● **STORED ROWS**:
..............................

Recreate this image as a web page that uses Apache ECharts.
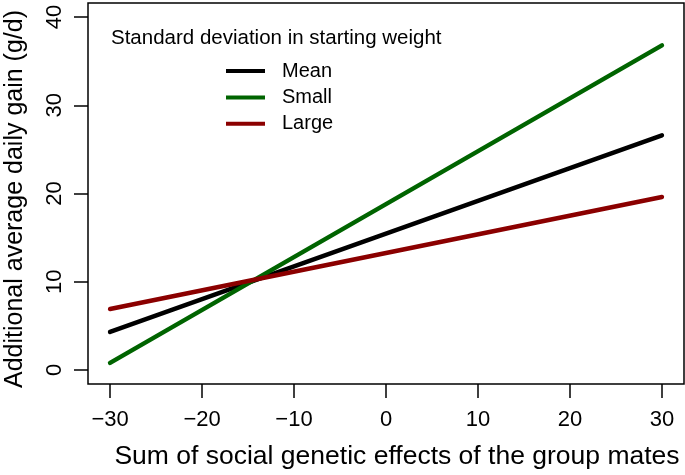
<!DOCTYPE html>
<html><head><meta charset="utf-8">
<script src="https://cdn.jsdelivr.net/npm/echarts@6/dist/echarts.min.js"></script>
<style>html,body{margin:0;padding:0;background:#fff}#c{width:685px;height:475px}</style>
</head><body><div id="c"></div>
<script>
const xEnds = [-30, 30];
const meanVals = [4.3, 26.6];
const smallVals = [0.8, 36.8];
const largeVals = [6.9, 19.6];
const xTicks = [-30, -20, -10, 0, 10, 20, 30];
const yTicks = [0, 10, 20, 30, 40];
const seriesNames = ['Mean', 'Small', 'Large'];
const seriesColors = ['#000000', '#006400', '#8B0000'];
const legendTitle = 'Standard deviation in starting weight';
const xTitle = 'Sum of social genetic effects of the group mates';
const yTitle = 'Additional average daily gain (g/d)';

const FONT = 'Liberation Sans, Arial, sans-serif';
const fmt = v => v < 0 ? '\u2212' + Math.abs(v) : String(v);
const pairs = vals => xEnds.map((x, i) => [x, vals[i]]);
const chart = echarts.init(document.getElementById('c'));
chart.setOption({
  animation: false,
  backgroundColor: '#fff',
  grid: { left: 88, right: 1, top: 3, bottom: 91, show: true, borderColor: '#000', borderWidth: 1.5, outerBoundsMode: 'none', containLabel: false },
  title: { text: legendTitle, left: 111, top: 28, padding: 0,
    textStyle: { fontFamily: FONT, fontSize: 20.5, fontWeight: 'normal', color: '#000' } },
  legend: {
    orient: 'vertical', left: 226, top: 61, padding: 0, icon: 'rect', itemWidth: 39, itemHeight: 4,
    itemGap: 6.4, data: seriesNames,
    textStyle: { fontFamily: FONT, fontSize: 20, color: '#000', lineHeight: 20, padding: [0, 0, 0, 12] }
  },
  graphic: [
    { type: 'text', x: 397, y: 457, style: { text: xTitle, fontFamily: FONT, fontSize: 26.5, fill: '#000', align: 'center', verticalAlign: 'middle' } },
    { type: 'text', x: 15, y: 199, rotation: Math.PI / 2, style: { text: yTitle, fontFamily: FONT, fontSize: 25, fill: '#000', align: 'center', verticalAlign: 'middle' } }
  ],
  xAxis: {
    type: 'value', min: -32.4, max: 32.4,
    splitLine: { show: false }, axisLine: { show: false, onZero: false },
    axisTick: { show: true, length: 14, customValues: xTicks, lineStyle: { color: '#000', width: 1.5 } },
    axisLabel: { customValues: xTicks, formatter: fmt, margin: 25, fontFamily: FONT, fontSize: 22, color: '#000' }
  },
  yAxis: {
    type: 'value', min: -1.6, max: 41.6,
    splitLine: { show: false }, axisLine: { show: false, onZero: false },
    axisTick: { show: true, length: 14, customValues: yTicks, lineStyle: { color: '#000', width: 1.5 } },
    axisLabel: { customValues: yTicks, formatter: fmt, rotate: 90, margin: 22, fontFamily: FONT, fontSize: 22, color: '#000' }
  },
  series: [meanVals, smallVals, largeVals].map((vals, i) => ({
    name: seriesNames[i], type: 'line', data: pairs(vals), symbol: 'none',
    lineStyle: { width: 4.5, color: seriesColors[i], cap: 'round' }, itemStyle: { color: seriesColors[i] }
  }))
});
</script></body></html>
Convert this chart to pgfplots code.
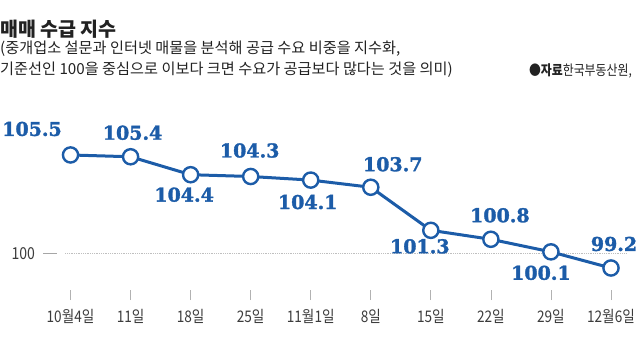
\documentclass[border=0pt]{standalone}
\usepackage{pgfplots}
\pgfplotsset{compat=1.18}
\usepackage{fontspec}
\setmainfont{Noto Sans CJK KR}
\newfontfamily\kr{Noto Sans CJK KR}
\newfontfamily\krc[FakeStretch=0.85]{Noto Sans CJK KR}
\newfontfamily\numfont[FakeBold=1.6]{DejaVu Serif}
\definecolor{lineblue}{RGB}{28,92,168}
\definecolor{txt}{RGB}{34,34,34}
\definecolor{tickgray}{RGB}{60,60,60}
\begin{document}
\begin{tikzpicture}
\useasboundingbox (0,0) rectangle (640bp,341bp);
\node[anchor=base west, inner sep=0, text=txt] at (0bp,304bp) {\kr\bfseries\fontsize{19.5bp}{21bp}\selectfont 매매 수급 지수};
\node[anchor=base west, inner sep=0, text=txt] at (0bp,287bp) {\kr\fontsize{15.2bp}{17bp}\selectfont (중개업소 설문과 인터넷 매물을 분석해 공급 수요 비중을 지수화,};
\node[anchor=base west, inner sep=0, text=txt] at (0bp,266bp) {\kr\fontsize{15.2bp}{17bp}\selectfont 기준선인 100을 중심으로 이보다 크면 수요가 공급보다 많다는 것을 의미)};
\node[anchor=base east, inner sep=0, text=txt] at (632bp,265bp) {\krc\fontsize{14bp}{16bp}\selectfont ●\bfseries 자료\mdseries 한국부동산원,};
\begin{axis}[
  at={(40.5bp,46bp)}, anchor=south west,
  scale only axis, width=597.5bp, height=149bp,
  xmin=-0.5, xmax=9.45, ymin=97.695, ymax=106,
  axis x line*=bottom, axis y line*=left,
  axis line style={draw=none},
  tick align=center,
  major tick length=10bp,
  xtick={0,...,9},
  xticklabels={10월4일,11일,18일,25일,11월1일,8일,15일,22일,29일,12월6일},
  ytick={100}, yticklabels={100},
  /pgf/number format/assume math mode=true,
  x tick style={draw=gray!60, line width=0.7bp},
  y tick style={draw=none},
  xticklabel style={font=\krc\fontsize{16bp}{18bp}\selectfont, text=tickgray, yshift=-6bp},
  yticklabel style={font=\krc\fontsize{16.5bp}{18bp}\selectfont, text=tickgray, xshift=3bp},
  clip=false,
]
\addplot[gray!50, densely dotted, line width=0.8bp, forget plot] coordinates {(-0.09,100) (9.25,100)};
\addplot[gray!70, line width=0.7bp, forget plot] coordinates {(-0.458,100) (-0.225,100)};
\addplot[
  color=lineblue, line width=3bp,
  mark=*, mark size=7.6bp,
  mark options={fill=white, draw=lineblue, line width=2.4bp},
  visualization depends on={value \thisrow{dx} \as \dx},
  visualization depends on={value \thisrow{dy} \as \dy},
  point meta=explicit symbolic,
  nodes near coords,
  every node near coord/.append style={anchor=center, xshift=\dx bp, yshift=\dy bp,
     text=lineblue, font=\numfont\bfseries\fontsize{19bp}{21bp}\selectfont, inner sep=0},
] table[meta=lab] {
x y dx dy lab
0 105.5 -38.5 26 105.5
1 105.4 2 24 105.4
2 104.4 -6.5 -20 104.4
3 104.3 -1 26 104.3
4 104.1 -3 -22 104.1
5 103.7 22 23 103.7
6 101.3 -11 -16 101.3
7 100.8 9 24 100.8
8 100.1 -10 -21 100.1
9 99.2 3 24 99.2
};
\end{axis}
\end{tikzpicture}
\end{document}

..............................

● **PROBLEM TO WORK ON**: Skip the images and write out the rest of the listing exactly.

● **RESULT**:
Recreate this image as a web page that uses Apache ECharts.
<!DOCTYPE html>
<html><head><meta charset="utf-8">
<script src="https://cdn.jsdelivr.net/npm/echarts@6/dist/echarts.min.js"></script>
<style>html,body{margin:0;padding:0;background:#fff}#c{width:685px;height:475px}</style>
</head><body><div id="c"></div>
<script>
const xEnds = [-30, 30];
const meanVals = [4.3, 26.6];
const smallVals = [0.8, 36.8];
const largeVals = [6.9, 19.6];
const xTicks = [-30, -20, -10, 0, 10, 20, 30];
const yTicks = [0, 10, 20, 30, 40];
const seriesNames = ['Mean', 'Small', 'Large'];
const seriesColors = ['#000000', '#006400', '#8B0000'];
const legendTitle = 'Standard deviation in starting weight';
const xTitle = 'Sum of social genetic effects of the group mates';
const yTitle = 'Additional average daily gain (g/d)';

const FONT = 'Liberation Sans, Arial, sans-serif';
const fmt = v => v < 0 ? '\u2212' + Math.abs(v) : String(v);
const pairs = vals => xEnds.map((x, i) => [x, vals[i]]);
const chart = echarts.init(document.getElementById('c'));
chart.setOption({
  animation: false,
  backgroundColor: '#fff',
  grid: { left: 88, right: 1, top: 3, bottom: 91, show: true, borderColor: '#000', borderWidth: 1.5, outerBoundsMode: 'none', containLabel: false },
  title: { text: legendTitle, left: 111, top: 28, padding: 0,
    textStyle: { fontFamily: FONT, fontSize: 20.5, fontWeight: 'normal', color: '#000' } },
  legend: {
    orient: 'vertical', left: 226, top: 61, padding: 0, icon: 'rect', itemWidth: 39, itemHeight: 4,
    itemGap: 6.4, data: seriesNames,
    textStyle: { fontFamily: FONT, fontSize: 20, color: '#000', lineHeight: 20, padding: [0, 0, 0, 12] }
  },
  graphic: [
    { type: 'text', x: 397, y: 457, style: { text: xTitle, fontFamily: FONT, fontSize: 26.5, fill: '#000', align: 'center', verticalAlign: 'middle' } },
    { type: 'text', x: 15, y: 199, rotation: Math.PI / 2, style: { text: yTitle, fontFamily: FONT, fontSize: 25, fill: '#000', align: 'center', verticalAlign: 'middle' } }
  ],
  xAxis: {
    type: 'value', min: -32.4, max: 32.4,
    splitLine: { show: false }, axisLine: { show: false, onZero: false },
    axisTick: { show: true, length: 14, customValues: xTicks, lineStyle: { color: '#000', width: 1.5 } },
    axisLabel: { customValues: xTicks, formatter: fmt, margin: 25, fontFamily: FONT, fontSize: 22, color: '#000' }
  },
  yAxis: {
    type: 'value', min: -1.6, max: 41.6,
    splitLine: { show: false }, axisLine: { show: false, onZero: false },
    axisTick: { show: true, length: 14, customValues: yTicks, lineStyle: { color: '#000', width: 1.5 } },
    axisLabel: { customValues: yTicks, formatter: fmt, rotate: 90, margin: 22, fontFamily: FONT, fontSize: 22, color: '#000' }
  },
  series: [meanVals, smallVals, largeVals].map((vals, i) => ({
    name: seriesNames[i], type: 'line', data: pairs(vals), symbol: 'none',
    lineStyle: { width: 4.5, color: seriesColors[i], cap: 'round' }, itemStyle: { color: seriesColors[i] }
  }))
});
</script></body></html>
Convert this chart to pgfplots code.
\documentclass[border=0pt]{standalone}
\usepackage{pgfplots}
\pgfplotsset{compat=1.18}
\usepackage{fontspec}
\setmainfont{Noto Sans CJK KR}
\newfontfamily\kr{Noto Sans CJK KR}
\newfontfamily\krc[FakeStretch=0.85]{Noto Sans CJK KR}
\newfontfamily\numfont[FakeBold=1.6]{DejaVu Serif}
\definecolor{lineblue}{RGB}{28,92,168}
\definecolor{txt}{RGB}{34,34,34}
\definecolor{tickgray}{RGB}{60,60,60}
\begin{document}
\begin{tikzpicture}
\useasboundingbox (0,0) rectangle (640bp,341bp);
\node[anchor=base west, inner sep=0, text=txt] at (0bp,304bp) {\kr\bfseries\fontsize{19.5bp}{21bp}\selectfont 매매 수급 지수};
\node[anchor=base west, inner sep=0, text=txt] at (0bp,287bp) {\kr\fontsize{15.2bp}{17bp}\selectfont (중개업소 설문과 인터넷 매물을 분석해 공급 수요 비중을 지수화,};
\node[anchor=base west, inner sep=0, text=txt] at (0bp,266bp) {\kr\fontsize{15.2bp}{17bp}\selectfont 기준선인 100을 중심으로 이보다 크면 수요가 공급보다 많다는 것을 의미)};
\node[anchor=base east, inner sep=0, text=txt] at (632bp,265bp) {\krc\fontsize{14bp}{16bp}\selectfont ●\bfseries 자료\mdseries 한국부동산원,};
\begin{axis}[
  at={(40.5bp,46bp)}, anchor=south west,
  scale only axis, width=597.5bp, height=149bp,
  xmin=-0.5, xmax=9.45, ymin=97.695, ymax=106,
  axis x line*=bottom, axis y line*=left,
  axis line style={draw=none},
  tick align=center,
  major tick length=10bp,
  xtick={0,...,9},
  xticklabels={10월4일,11일,18일,25일,11월1일,8일,15일,22일,29일,12월6일},
  ytick={100}, yticklabels={100},
  /pgf/number format/assume math mode=true,
  x tick style={draw=gray!60, line width=0.7bp},
  y tick style={draw=none},
  xticklabel style={font=\krc\fontsize{16bp}{18bp}\selectfont, text=tickgray, yshift=-6bp},
  yticklabel style={font=\krc\fontsize{16.5bp}{18bp}\selectfont, text=tickgray, xshift=3bp},
  clip=false,
]
\addplot[gray!50, densely dotted, line width=0.8bp, forget plot] coordinates {(-0.09,100) (9.25,100)};
\addplot[gray!70, line width=0.7bp, forget plot] coordinates {(-0.458,100) (-0.225,100)};
\addplot[
  color=lineblue, line width=3bp,
  mark=*, mark size=7.6bp,
  mark options={fill=white, draw=lineblue, line width=2.4bp},
  visualization depends on={value \thisrow{dx} \as \dx},
  visualization depends on={value \thisrow{dy} \as \dy},
  point meta=explicit symbolic,
  nodes near coords,
  every node near coord/.append style={anchor=center, xshift=\dx bp, yshift=\dy bp,
     text=lineblue, font=\numfont\bfseries\fontsize{19bp}{21bp}\selectfont, inner sep=0},
] table[meta=lab] {
x y dx dy lab
0 105.5 -38.5 26 105.5
1 105.4 2 24 105.4
2 104.4 -6.5 -20 104.4
3 104.3 -1 26 104.3
4 104.1 -3 -22 104.1
5 103.7 22 23 103.7
6 101.3 -11 -16 101.3
7 100.8 9 24 100.8
8 100.1 -10 -21 100.1
9 99.2 3 24 99.2
};
\end{axis}
\end{tikzpicture}
\end{document}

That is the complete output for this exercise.